Mr. Croom said hospital board members and officials have talked about what to do with the 90,000-square-foot hospital and nursing home campus. The hospital will move into a new multimillion-dollar medical center in the fall.
Officials invited several nursing home companies to visit, Mr. Croom said. So far, National HeathCare Corp., of Murfreesboro, Tenn., and Life Care Centers of America Inc., from Cleveland, Tenn., have toured the campus, Mr. Croom said. The deadline for responding to the county is June 15, he said.
Asked if a lease would cost county employees their jobs, Mr. Croom said, "I can't promise."
But he said the companies told him that an already-trained staff is a plus.
"What they have told us is they need good people," he said. "And we have good people at the nursing home."
The 45,000-square-foot nursing home employs 51 people and houses 89 beds, Mr. Croom said. The home was built in the late 1950s and expanded in 1981, officials said.
Hospital officials are open to a private company expanding the nursing home into the hospital building if the services provided benefit everyone, Mr. Croom said.

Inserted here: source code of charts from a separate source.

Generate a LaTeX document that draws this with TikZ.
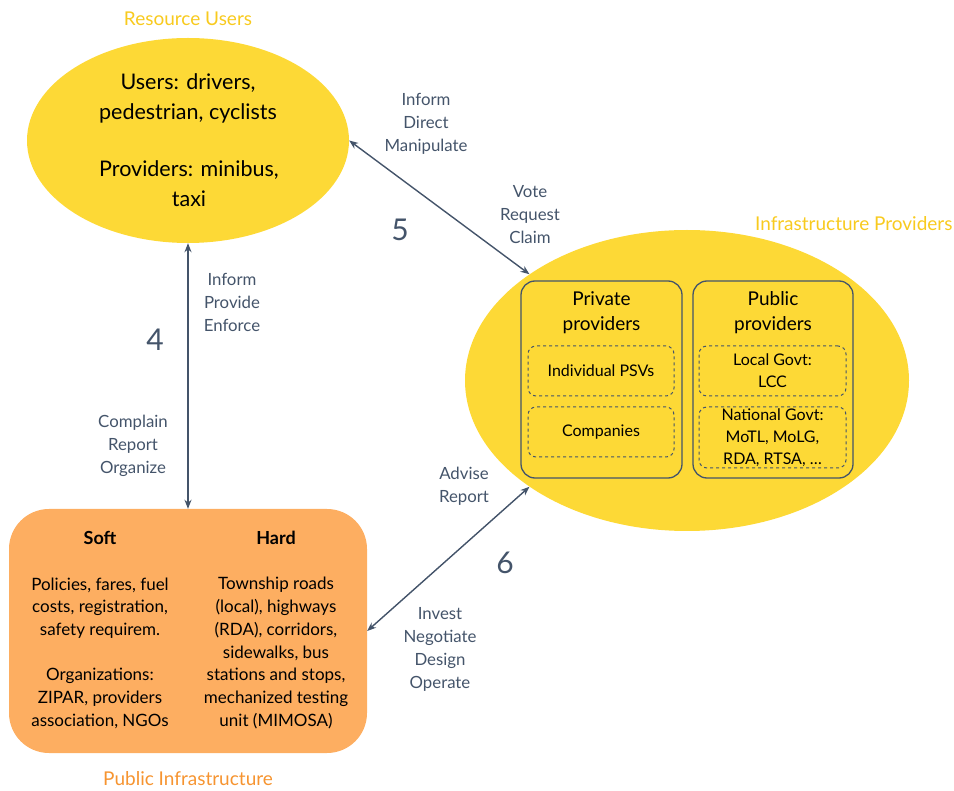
\documentclass[tikz,border=0pt]{standalone}
\usepackage{fontspec}
\setmainfont{Lato}
\usetikzlibrary{arrows.meta,shapes.geometric,positioning}
\definecolor{sunyellow}{RGB}{253,217,54}
\definecolor{titleyellow}{RGB}{248,202,30}
\definecolor{softorange}{RGB}{253,174,97}
\definecolor{titleorange}{RGB}{246,148,48}
\definecolor{slate}{RGB}{68,84,106}
\tikzstyle{bubble}=[ellipse, fill=sunyellow
%,draw=slate
,inner sep=0pt
]
\tikzstyle{group}=[rectangle, draw=slate, line width=1.3pt, rounded corners=14pt, inner sep=0pt]
\tikzstyle{subgroup}=[rectangle, draw=slate, dashed, line width=1pt, rounded corners=8pt, inner sep=0pt]
\tikzstyle{link} = [draw=slate, line width=1.4pt, {Stealth[length=9pt,width=7pt]}-{Stealth[length=9pt,width=7pt]}]
\tikzstyle{verb}=[text=slate, align=center, font=\fontsize{16.8}{23}\selectfont]
\tikzstyle{num}=[text=slate, font=\fontsize{30}{32}\selectfont]
\tikzstyle{title}=[font=\fontsize{19}{22}\selectfont]
\tikzstyle{body}=[align=center, font=\fontsize{17}{22.7}\selectfont]

\begin{document}
\begin{tikzpicture}[x=1pt,y=-1pt]
    \useasboundingbox (0,0) rectangle (954,791);
    % The three actors
    \node[bubble, minimum width=322pt, minimum height=205pt] (users) at (188,140.5) {};
    \node[bubble, minimum width=444pt, minimum height=301pt] (infra) at (687,380.5) {};
    \node[rectangle, fill=softorange, rounded corners=40pt, minimum width=358pt, minimum height=244pt] (public) at (188,631) {};

    \node[title, text=titleyellow] (usertitle) at (188,19) {Resource Users};
    \node[title, text=titleyellow, anchor=east] (infratitle) at (956,224) {Infrastructure Providers};
    \node[title, text=titleorange] (publictitle) at (188,779) {Public Infrastructure};

    \node[align=center, font=\fontsize{21.5}{30}\selectfont] (usertext) at (188,98) {Users: drivers,\\pedestrian, cyclists};
    \node[align=center, font=\fontsize{21.5}{30}\selectfont] (provtext) at (189,184) {Providers: minibus,\\taxi};

    % Providers inside the right bubble
    \node[group, minimum width=161pt, minimum height=197pt] (private) at (601.5,379.5) {};
    \node[group, minimum width=160pt, minimum height=197pt] (pubprov) at (773,379.5) {};
    \node[align=center, font=\fontsize{19}{25}\selectfont] (privtitle) at (601.5,313) {Private\\providers};
    \node[align=center, font=\fontsize{19}{25}\selectfont] (pubtitle) at (773,313) {Public\\providers};
    \foreach \pos/\name/\bw/\bh/\txt in {{(601,371)/psv/146/50/Individual PSVs}, {(601,432)/comp/146/50/Companies}, {(772.5,371)/local/147/50/Local Govt:\\LCC}, {(772.5,437.5)/national/147/61/National Govt:\\MoTL, MoLG,\\RDA, RTSA, \dots}}
        \node[subgroup, minimum width=\bw pt, minimum height=\bh pt, align=center, font=\fontsize{16}{22}\selectfont] (\name) at \pos {\txt};

    % Soft and hard infrastructure
    \node[font=\fontsize{18}{20}\selectfont\bfseries] (soft) at (100,538) {Soft};
    \node[font=\fontsize{18}{20}\selectfont\bfseries] (hard) at (276,538) {Hard};
    \node[body] (softtext) at (100,653) {Policies, fares, fuel\\costs, registration,\\safety requirem.\\\mbox{}\\Organizations:\\ZIPAR, providers\\association, NGOs};
    \node[body] (hardtext) at (276,653) {Township roads\\(local), highways\\(RDA), corridors,\\sidewalks, bus\\stations and stops,\\mechanized testing\\unit (MIMOSA)};

    % Connect the actors
    \path[link] (users.east) -- (infra.146);
    \path[link] (users.south) -- (public.north);
    \path[link] (infra.214.6) -- (public.east);

    % Interaction labels
    \foreach \pos/\name/\txt in {{(232,302)/informA/Inform\\Provide\\Enforce}, {(133,446)/complain/Complain\\Report\\Organize}, {(426,124)/informB/Inform\\Direct\\Manipulate}, {(530,215)/vote/Vote\\Request\\Claim}, {(464,486)/advise/Advise\\Report}, {(440,649)/invest/Invest\\Negotiate\\Design\\Operate}}
        \node[verb] (\name) at \pos {\txt};
    \foreach \pos/\name/\txt in {{(155,340)/four/4}, {(400,230)/five/5}, {(505,563)/six/6}}
        \node[num] (\name) at \pos {\txt};
\end{tikzpicture}
\end{document}
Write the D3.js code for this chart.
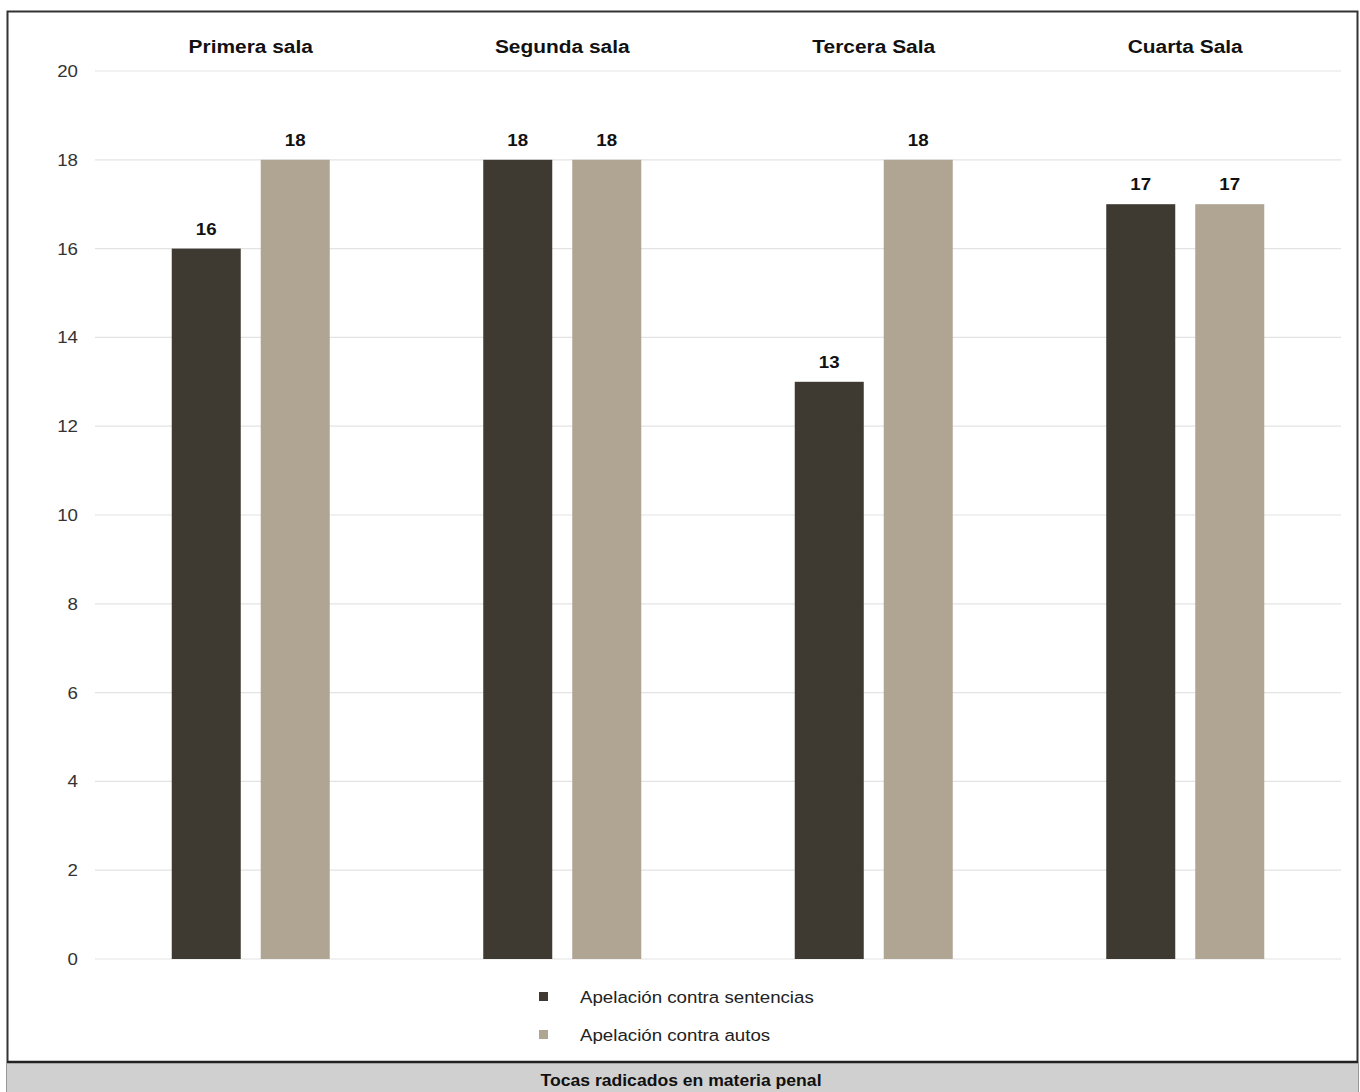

James "Bill" Porter, chairman of the hospital board, said he and others have been trying to calm the staff's fear of change and potential job loss.
"We're not going to be ' abandoning' the people that are there," he said. "It's going to be kind of a long process. I don't think anyone is going to lose their job anytime soon."
Hospital board member Ronnie Raper, who is also chairman of the Rhea County Commission, agreed.
"No, we're not selling the nursing home and we're not looking at getting rid of any employees," he said, stressing that the board is only "exploring."
It is unclear whether the County Commission would have to sign off on a lease, officials said.
Board member Harold Fisher said he thinks something needs to be done.
A local veterans affairs officer has proposed letting the VA lease the old hospital building as an outpatient clinic. VA officials have said such an idea is complex and clinics already are planned in McMinn and Roane counties.
Mr. Fisher said it will be hard to separate the old hospital from the nursing home.
"I think both of them will go hand in hand," he said.